Sorry, Rodney. It's still changing the photograph. I choose Adams' work to give the 'get it right in camera' argument a little nudge. Even with his fantastic skill set, Adams made those images better by manipulating the image. Spin it how you like, it's still not the same as it was when the image was taken.

Sorry to you as well, David, look up the Nat Geo rule, and get back to me. I'm not the one spinning it, in a nutshell: you're looking for justification to call your graphic arts "photography" and it doesn't hold water for a millisecond.

Nat Geo can make all the rules it wants. If you take a picture out of the camera and alter it, it's not the picture that the camera took. I didn't have a dark room so the film shots that I took went to be developed and didn't spend any time being manipulated. In that sense, my film shots were more true to life than someone who manipulated their film shots in a dark room.

I don't try to justify my shots to anyone except clients that ask for something specific. As for the purists, they're the ones getting all wound up about today's photography. Call it whatever you like, it doesn't hold water for a millisecond...it's still photography.

Exactly. You're a commercial photographer, which really means you are actually a graphic artist, anyway. Shoot, sky replace, erase unwanted objects all you want to sell the shot (just don't expect to hang it at the MET as "Photography"). And that's all well and good. Your clients don't care, they want to see what they want to see, and you deliver, we get it. But the conversation is about photography as an art, artistic vision, previsualization, composition, and all those things you and your clients don't really care about. So, excuse the artists if they don't care what your opinion of what photography is. OK? Thanks.

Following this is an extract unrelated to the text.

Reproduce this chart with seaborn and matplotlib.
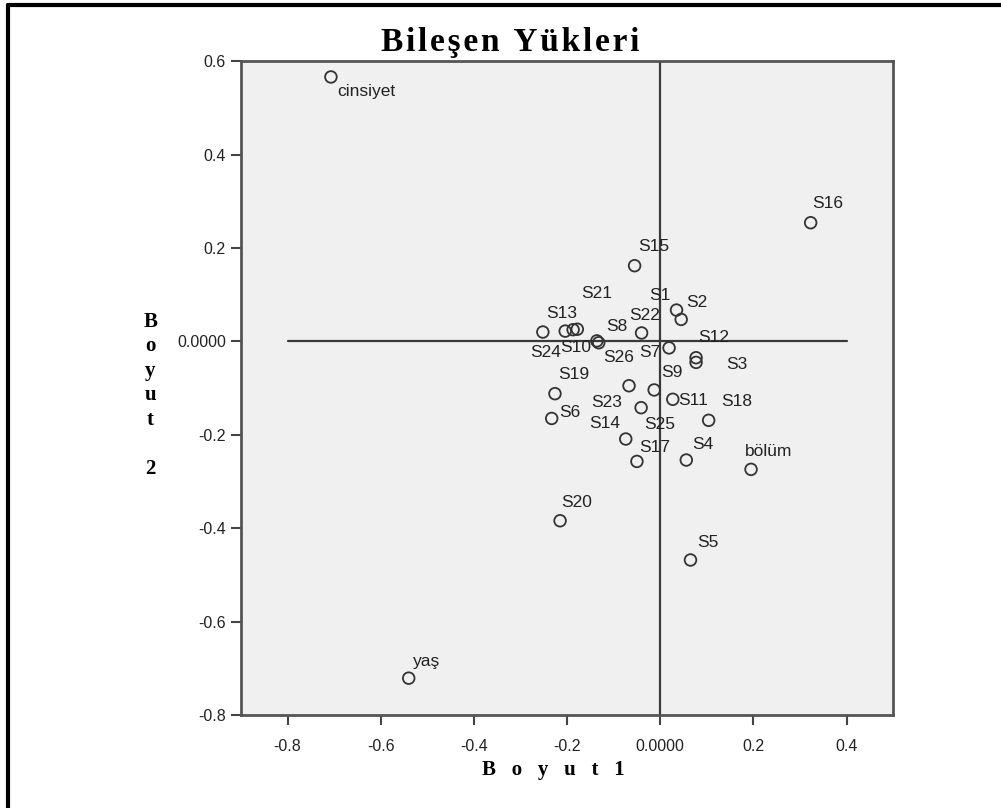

You know what they say about 'assume'. My commercial clients were people that I made prints for. They might ask for a different crop or a different size than what I was selling, but I don't do replacements, adding/subtracting/multiplying/dividing. I make the print and if a person likes it and buys it, good for both of us. If the person doesn't like and doesn't buy it, then too bad for me.

Photography is one of the most subjective endeavors one can undertake. My opinion of what constitutes photography is worth no more or no less than your opinion or anyone other opinion. Opinions aren't facts. We disagree on whether or not doing hours of work in a dark room to alter an image is still a true out of the camera image. You say yes, I say no. We will just have to use the old cliche, we have to agree to disagree.

And a thumbs down? "I'll show him!"

So I can still call my images photographs if all I do is make adjustments to the exposure and contrast? Why does trying to define what a photo actually is really matter? Why is it so important anyway? There will never be an agreed general consensus on this.

Smartphones certainly have made photography (and videography) more convenient and readily accessible to many people. They have not made "high quality" tools any more accessible than they were before. Anyone who wanted to could carry around a point-n-shoot film camera back in the pre-digital era. The image quality from those pocket-sized 35mm cameras far exceeded early digicams. Now most people simply have a camera in their pocket all day long. Not because they care about photography but because it is built into their internet-connected-social-media-browsing device (aka their phone). This has exponentially increased the quantity of images being captured. It has not increased the quality of those images.

Photographers who produce real photographs will be revered and their work will have value that will increase over time.
Photographers dabbling in AI images will find their credibility and value diminishing.

Are real photograph only shot on film?

This conversation in FStoppers strikes me a bit odd considering the site's history of placing heavy-retouching, composites, extreme-editing and photoshop at the core of its identity.

You are right in that many of the photos that Fstoppers honors by using them as their "Photo of the Day" are obviously photoshopped so heavily that they do not resemble reality at all - especially the landscape photos.

But that is not necessarily contradictory, as I do not believe that Fstoppers has ever criticized anyone's imagery for being "fake".

Fstoppers seems to embrace and accept all forms of photography, no matter how much or how little it has been manipulated by computer-generated graphic enhancements.

Apparently this worked for Gursky:

https://www.tate.org.uk/art/artworks/gursky-the-rhine-ii-p78372#:~:text=....

Called "the most expensive photograph ever sold" but he calls himself not a "photographer" but a "visual artist".

In any case, I'm pretty sure Fstoppers is here to help sell advertiser's equipment and software and little else, so it would make sense to feature such things.